— start of Material provided —

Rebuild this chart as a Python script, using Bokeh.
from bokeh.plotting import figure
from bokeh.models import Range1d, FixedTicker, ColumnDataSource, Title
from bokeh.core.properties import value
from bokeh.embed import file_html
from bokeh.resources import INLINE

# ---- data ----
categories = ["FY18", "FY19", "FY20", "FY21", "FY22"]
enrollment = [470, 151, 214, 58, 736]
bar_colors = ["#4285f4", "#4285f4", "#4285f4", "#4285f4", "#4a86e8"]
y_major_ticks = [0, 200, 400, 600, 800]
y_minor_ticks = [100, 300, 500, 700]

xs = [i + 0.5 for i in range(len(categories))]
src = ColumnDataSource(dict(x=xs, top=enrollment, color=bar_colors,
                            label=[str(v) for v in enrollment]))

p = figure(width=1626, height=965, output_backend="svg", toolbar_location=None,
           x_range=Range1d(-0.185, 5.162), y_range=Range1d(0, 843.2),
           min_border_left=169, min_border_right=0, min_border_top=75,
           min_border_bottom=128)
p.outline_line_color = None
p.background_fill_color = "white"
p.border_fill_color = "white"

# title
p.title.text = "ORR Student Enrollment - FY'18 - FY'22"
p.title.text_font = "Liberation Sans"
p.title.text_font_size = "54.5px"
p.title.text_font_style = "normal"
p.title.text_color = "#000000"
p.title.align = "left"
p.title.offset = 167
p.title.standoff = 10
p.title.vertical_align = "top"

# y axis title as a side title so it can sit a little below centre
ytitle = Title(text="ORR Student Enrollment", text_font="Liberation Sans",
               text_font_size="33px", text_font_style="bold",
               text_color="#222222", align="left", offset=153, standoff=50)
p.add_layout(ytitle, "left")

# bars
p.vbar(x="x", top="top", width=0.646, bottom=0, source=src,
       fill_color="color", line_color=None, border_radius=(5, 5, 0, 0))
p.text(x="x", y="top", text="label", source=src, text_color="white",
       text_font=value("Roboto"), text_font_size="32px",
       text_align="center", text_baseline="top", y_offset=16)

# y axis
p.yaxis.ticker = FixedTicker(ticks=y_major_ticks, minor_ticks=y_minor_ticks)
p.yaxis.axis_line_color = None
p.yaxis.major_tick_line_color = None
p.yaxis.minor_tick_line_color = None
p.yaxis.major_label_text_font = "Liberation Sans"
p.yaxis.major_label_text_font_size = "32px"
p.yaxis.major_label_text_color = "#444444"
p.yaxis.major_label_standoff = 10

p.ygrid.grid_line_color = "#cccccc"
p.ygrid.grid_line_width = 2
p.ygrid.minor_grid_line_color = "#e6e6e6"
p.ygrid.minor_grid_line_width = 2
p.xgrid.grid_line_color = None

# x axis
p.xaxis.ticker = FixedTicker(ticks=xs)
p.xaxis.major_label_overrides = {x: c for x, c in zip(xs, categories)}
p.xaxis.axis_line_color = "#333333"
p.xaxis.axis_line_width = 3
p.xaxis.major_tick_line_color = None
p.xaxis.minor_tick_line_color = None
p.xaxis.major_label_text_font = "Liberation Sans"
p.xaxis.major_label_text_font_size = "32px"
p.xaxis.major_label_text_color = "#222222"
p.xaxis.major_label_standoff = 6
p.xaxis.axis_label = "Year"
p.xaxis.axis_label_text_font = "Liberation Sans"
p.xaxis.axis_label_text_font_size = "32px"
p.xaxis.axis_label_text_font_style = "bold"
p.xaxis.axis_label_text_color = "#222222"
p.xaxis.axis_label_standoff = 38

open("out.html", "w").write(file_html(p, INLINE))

— end of Material provided —

→ **Stated exercise**
Everything from the first line above up to and including the line that contains "from bokeh.resources import INLINE" should be printed exactly; please print only that.

→ **Answer to this task**
Rebuild this chart as a Python script, using Bokeh.
from bokeh.plotting import figure
from bokeh.models import Range1d, FixedTicker, ColumnDataSource, Title
from bokeh.core.properties import value
from bokeh.embed import file_html
from bokeh.resources import INLINE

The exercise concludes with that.